Alternative Methods and Extended Applications
Beyond the .T attribute, NumPy provides the more versatile transpose() method, which supports arbitrary axis rearrangement for multi-dimensional arrays. For two-dimensional arrays, arr.T is equivalent to arr.transpose(). In higher-dimensional data processing, such as with three-dimensional tensors, axis order parameters can be specified to achieve complex transposition requirements.
>>> # Three-dimensional array transposition example
>>> arr_3d = np.random.rand(3, 4, 5)
>>> arr_transposed = arr_3d.transpose(1, 0, 2) # Swap first two axes
>>> print(f"Original shape: {arr_3d.shape}")
Original shape: (3, 4, 5)
>>> print(f"Transposed shape: {arr_transposed.shape}")
Transposed shape: (4, 3, 5)
Analysis of Practical Application Scenarios
In scientific computing and data analysis, array transposition operations have broad applicability. Beyond coordinate separation, common use cases include: dimension alignment before matrix multiplication, channel separation in image processing, and reorganization of time series data.
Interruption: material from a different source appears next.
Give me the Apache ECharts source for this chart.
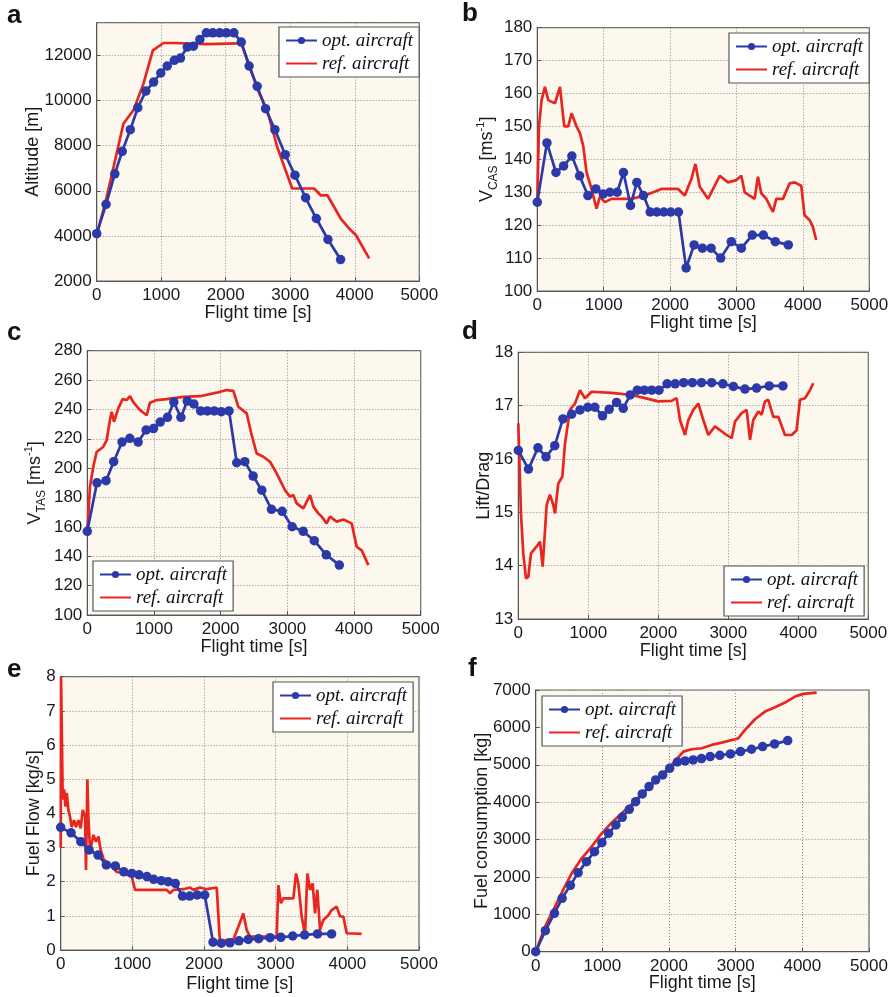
<!DOCTYPE html>
<html><head><meta charset="utf-8">
<script src="https://cdn.jsdelivr.net/npm/echarts@6/dist/echarts.min.js"></script>
<style>html,body{margin:0;padding:0;background:#fff}#c{width:895px;height:997px}</style>
</head><body><div id="c"></div>
<script>
// ---------- data ----------
const X_TICKS = [0, 1000, 2000, 3000, 4000, 5000];
const OPT_T = [0,145,281,396,521,637,762,882,993,1093,1203,1298,1404,1499,1599,1700,1800,1905,2010,2126,2241,2362,2487,2617,2762,2922,3073,3238,3404,3584,3780];

const ALT_OPT = [4100,5400,6750,7750,8710,9680,10420,10820,11220,11530,11780,11880,12370,12410,12710,13000,13000,13000,13000,13000,12590,11530,10630,9640,8710,7600,6690,5690,4770,3840,2950];
const ALT_REF_T = [0,145,285,415,570,725,870,1036,1200,1700,2200,2238,2357,2487,2642,2798,2927,3031,3368,3472,3575,3782,3912,4016,4223];
const ALT_REF = [4050,5600,7350,8980,9570,10750,12220,12550,12550,12500,12530,12550,11630,10530,9570,7940,6910,6100,6100,5800,5800,4770,4330,4040,3000];

const CAS_OPT = [127,145,136,138,141,135,129,131,129.5,130,130,136,126,133,129,124,124,124,124,124,107,114,113,113,110,115,113,117,117,115,114];
const CAS_REF_T = [0,25,65,115,165,266,341,406,466,516,591,642,692,742,817,892,942,1018,1118,1419,1619,1870,2120,2221,2320,2381,2446,2571,2747,2872,2997,3073,3123,3273,3323,3373,3449,3549,3599,3699,3800,3875,3975,4025,4100,4150,4200];
const CAS_REF = [127.6,150,158,162,158,157,162,150,150,154,150,148,144,136,131,125,128.6,127,128,128,129,131,131,129,134,138.6,131.7,128,135,133,133.7,135,130,128,134.7,129.7,128,124,128,128,132.7,133,132,123,121.6,119.5,115.5];

const TAS_OPT = [157,190,191.5,204.4,217.8,220.3,217.8,226,227,231.4,234.6,245,234.6,245.7,243.7,239,239,239,238.5,239,203.7,204.4,194.6,185,172,170.6,160.1,157,150.6,141,134];
const TAS_REF_T = [0,40,90,140,240,290,340,365,400,465,530,590,640,690,790,890,940,1040,1190,1440,1690,1940,2090,2190,2265,2390,2465,2540,2640,2740,2840,2965,3040,3090,3140,3240,3340,3390,3465,3515,3590,3640,3740,3840,3965,4040,4115,4215];
const TAS_REF = [156.5,187.4,201,211,214.6,219,232.8,238.4,231.6,240.7,247,246.4,249,245,239.6,236,244.6,246.4,247,248.6,249,251.4,253.2,252.7,241.8,237.3,222.6,210,207.8,204.4,196.5,185,180.6,181.7,176,172.6,181.7,173.8,169.2,167,162.4,167,163.6,165,162.4,146.5,144,134];

const LD_OPT = [16.16,15.81,16.21,16.04,16.25,16.75,16.84,16.92,16.97,16.97,16.81,16.93,17.06,16.95,17.2,17.29,17.29,17.29,17.29,17.41,17.41,17.43,17.43,17.43,17.43,17.41,17.36,17.31,17.33,17.37,17.37];
const LD_REF_T = [0,38,71,110,143,181,262,310,348,371,405,452,500,524,571,629,667,738,810,881,952,1048,1333,1619,1810,2000,2190,2262,2310,2381,2429,2500,2571,2643,2714,2810,2881,2976,3048,3095,3190,3262,3310,3357,3429,3476,3524,3571,3643,3714,3810,3905,3976,4024,4095,4167,4214];
const LD_REF = [16.67,14.98,14.23,13.76,13.79,14.23,14.36,14.45,13.98,13.95,15.14,15.33,15.14,14.98,15.54,15.67,16.29,16.92,17.04,17.29,17.14,17.26,17.24,17.2,17.14,17.08,17.09,17.14,16.73,16.45,16.73,16.92,17.04,16.73,16.45,16.61,16.54,16.45,16.39,16.7,16.86,16.92,16.36,16.73,16.89,16.83,17.08,17.11,16.79,16.79,16.45,16.45,16.54,17.11,17.14,17.29,17.42];

const FF_OPT = [3.59,3.43,3.17,2.93,2.78,2.49,2.46,2.29,2.24,2.2,2.15,2.07,2.03,2.0,1.95,1.58,1.58,1.61,1.61,0.23,0.2,0.21,0.27,0.31,0.33,0.36,0.37,0.41,0.44,0.47,0.47];
const FF_REF_T = [0,5,19,28,47,65,84,107,130,153,186,214,247,279,307,340,353,372,386,409,433,456,493,526,558,595,642,712,781,874,991,1037,1107,1479,1526,1572,1712,1805,1851,1944,2037,2177,2223,2316,2409,2479,2549,2595,2642,2874,3014,3037,3074,3107,3247,3284,3316,3363,3409,3442,3479,3516,3549,3581,3619,3665,3735,3781,3851,3898,3944,3991,4200];
const FF_REF = [3.0,8.0,5.85,4.4,4.7,4.2,4.6,4.1,3.9,3.6,3.8,3.6,3.8,3.56,4.1,3.9,2.34,5.0,3.9,2.93,3.12,3.37,3.17,3.32,2.93,2.68,2.54,2.44,2.29,2.24,2.15,1.76,1.76,1.76,1.66,1.76,1.78,1.83,1.76,1.83,1.78,1.83,0.2,0.3,0.31,0.68,1.07,0.59,0.39,0.39,0.39,1.9,1.37,1.51,1.51,2.24,1.95,0.98,0.44,2.24,1.76,1.95,1.07,1.76,0.59,0.88,1.02,1.17,1.27,0.98,0.98,0.49,0.47];

const FC_OPT = [0,562,1026,1427,1775,2114,2408,2676,2917,3167,3390,3595,3809,4014,4219,4416,4594,4728,4906,5076,5103,5129,5165,5218,5254,5290,5352,5415,5486,5558,5647];
const FC_REF_T = [0,140,290,415,540,690,840,990,1140,1290,1440,1590,1740,1890,2040,2140,2215,2340,2490,2640,2790,2990,3040,3140,3290,3440,3590,3740,3890,4015,4215];
const FC_REF = [0,669,1204,1668,2096,2498,2810,3167,3452,3702,3943,4219,4460,4728,4996,5201,5352,5415,5442,5531,5593,5682,5709,5932,6218,6423,6539,6664,6824,6896,6931];

const SERIES_NAMES = ['opt. aircraft', 'ref. aircraft'];
const PANEL_LETTERS = ['a', 'b', 'c', 'd', 'e', 'f'];
const X_TITLE = 'Flight time [s]';
const Y_TITLES = [
  'Altitude [m]',
  '{n|V}{s|CAS}{n| [ms}{p|-1}{n|]}',
  '{n|V}{s|TAS}{n| [ms}{p|-1}{n|]}',
  'Lift/Drag',
  'Fuel Flow [kg/s]',
  'Fuel consumption [kg]'
];
const Y_RANGES = [
  [2000, 13450, 2000],
  [100, 180, 10],
  [100, 280, 20],
  [13, 18, 1],
  [0, 8, 1],
  [0, 7000, 1000]
];
const OPT_VALUES = [ALT_OPT, CAS_OPT, TAS_OPT, LD_OPT, FF_OPT, FC_OPT];
const REF_TIMES = [ALT_REF_T, CAS_REF_T, TAS_REF_T, LD_REF_T, FF_REF_T, FC_REF_T];
const REF_VALUES = [ALT_REF, CAS_REF, TAS_REF, LD_REF, FF_REF, FC_REF];

// ---------- layout / style ----------
const BLUE = '#2b3aa8', RED = '#e8261f';
const FONT = 'Liberation Sans, Arial, sans-serif';
const LAYOUT = [
  {grid:{left:96.7, top:22.7, width:322.6, height:258.3}, nameGap:55, xGap:23, legend:{left:279, top:27}, letter:[7,16]},
  {grid:{left:537.3, top:27.7, width:332, height:263.3}, nameGap:38, xGap:23, legend:{left:729, top:33}, letter:[462,14]},
  {grid:{left:87.3, top:350.7, width:333.4, height:264.3}, nameGap:40, xGap:23, legend:{left:93, top:561}, letter:[7,333]},
  {grid:{left:518.3, top:352.3, width:350, height:266.7}, nameGap:25, xGap:23, legend:{left:724, top:566}, letter:[462,332]},
  {grid:{left:60.7, top:676.7, width:358.3, height:273.3}, nameGap:18, xGap:25, legend:{left:273, top:682}, letter:[7,670]},
  {grid:{left:535.7, top:690, width:333.3, height:261.7}, nameGap:45, xGap:22, legend:{left:542, top:696}, letter:[468,669]}
];

function pairs(xs, ys) { return xs.map((x, i) => [x, ys[i]]); }
function plain(v) { return String(v); }

const grids = [], xAxes = [], yAxes = [], series = [], legends = [], graphics = [];
const axisCommon = {
  axisLine: {show: true, lineStyle: {color: '#555', width: 1}},
  axisTick: {show: true, inside: true, length: 4, lineStyle: {color: '#555'}},
  splitLine: {show: true, lineStyle: {color: '#8a8a8a', type: [1, 2], width: 1}},
  axisLabel: {fontFamily: FONT, fontSize: 17, color: '#1a1a1a', formatter: plain}
};
LAYOUT.forEach((L, i) => {
  grids.push(Object.assign({show: true, backgroundColor: '#fcf8ee', borderColor: '#666', borderWidth: 1.2, containLabel: false}, L.grid));
  xAxes.push(Object.assign({}, axisCommon, {
    type: 'value', gridIndex: i, min: X_TICKS[0], max: X_TICKS[X_TICKS.length - 1], interval: X_TICKS[1] - X_TICKS[0],
    axisLabel: Object.assign({}, axisCommon.axisLabel, {margin: 6}),
    name: X_TITLE, nameLocation: 'middle', nameGap: L.xGap, nameMoveOverlap: false,
    nameTextStyle: {fontFamily: FONT, fontSize: 18, color: '#1a1a1a'}
  }));
  const r = Y_RANGES[i];
  yAxes.push(Object.assign({}, axisCommon, {
    type: 'value', gridIndex: i, min: r[0], max: r[1], interval: r[2],
    axisLabel: Object.assign({}, axisCommon.axisLabel, {margin: 5, showMaxLabel: (r[1] - r[0]) % r[2] === 0}),
    name: Y_TITLES[i], nameLocation: 'middle', nameRotate: 90, nameGap: L.nameGap, nameMoveOverlap: false,
    nameTextStyle: {
      fontFamily: FONT, fontSize: 18, color: '#1a1a1a',
      rich: {
        n: {fontFamily: FONT, fontSize: 18, color: '#1a1a1a', lineHeight: 24, verticalAlign: 'middle'},
        s: {fontFamily: FONT, fontSize: 12, color: '#1a1a1a', lineHeight: 12, verticalAlign: 'bottom'},
        p: {fontFamily: FONT, fontSize: 11, color: '#1a1a1a', lineHeight: 11, verticalAlign: 'top'}
      }
    }
  }));
  series.push({
    name: SERIES_NAMES[0], type: 'line', xAxisIndex: i, yAxisIndex: i,
    data: pairs(OPT_T, OPT_VALUES[i]),
    symbol: 'circle', symbolSize: 9.5, showAllSymbol: true,
    lineStyle: {color: BLUE, width: 2.7}, itemStyle: {color: BLUE},
    animation: false, z: 3
  });
  series.push({
    name: SERIES_NAMES[1], type: 'line', xAxisIndex: i, yAxisIndex: i,
    data: pairs(REF_TIMES[i], REF_VALUES[i]),
    symbol: 'line', showSymbol: false, lineStyle: {color: RED, width: 2.7}, itemStyle: {color: RED},
    animation: false, z: 2
  });
  legends.push({
    data: SERIES_NAMES, orient: 'vertical', left: L.legend.left, top: L.legend.top,
    backgroundColor: '#ffffff', borderColor: '#555', borderWidth: 1.2,
    padding: [4, 6, 4, 6], itemGap: 4, itemWidth: 31, itemHeight: 9,
    selectedMode: false,
    textStyle: {fontFamily: 'Liberation Serif, Times New Roman, serif', fontStyle: 'italic', fontSize: 19, color: '#111'}
  });
  graphics.push({
    type: 'text', left: L.letter[0], top: L.letter[1] - 13,
    style: {text: PANEL_LETTERS[i], font: 'bold 26px ' + FONT, fill: '#111'}
  });
});

const chart = echarts.init(document.getElementById('c'), null, {renderer: 'canvas'});
chart.setOption({
  animation: false,
  backgroundColor: '#ffffff',
  grid: grids, xAxis: xAxes, yAxis: yAxes, series: series, legend: legends, graphic: graphics
});
</script></body></html>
Understanding how the .T attribute works enables developers to write more efficient and elegant numerical computation code.
In summary, while the .T attribute of NumPy arrays features simple syntax, it embodies significant data reorganization logic. By combining transposition with sequence unpacking, developers can efficiently handle multi-dimensional data, particularly in statistical simulation and scientific computing tasks. This pattern not only enhances code conciseness but also leverages NumPy's view mechanism to ensure optimal computational performance.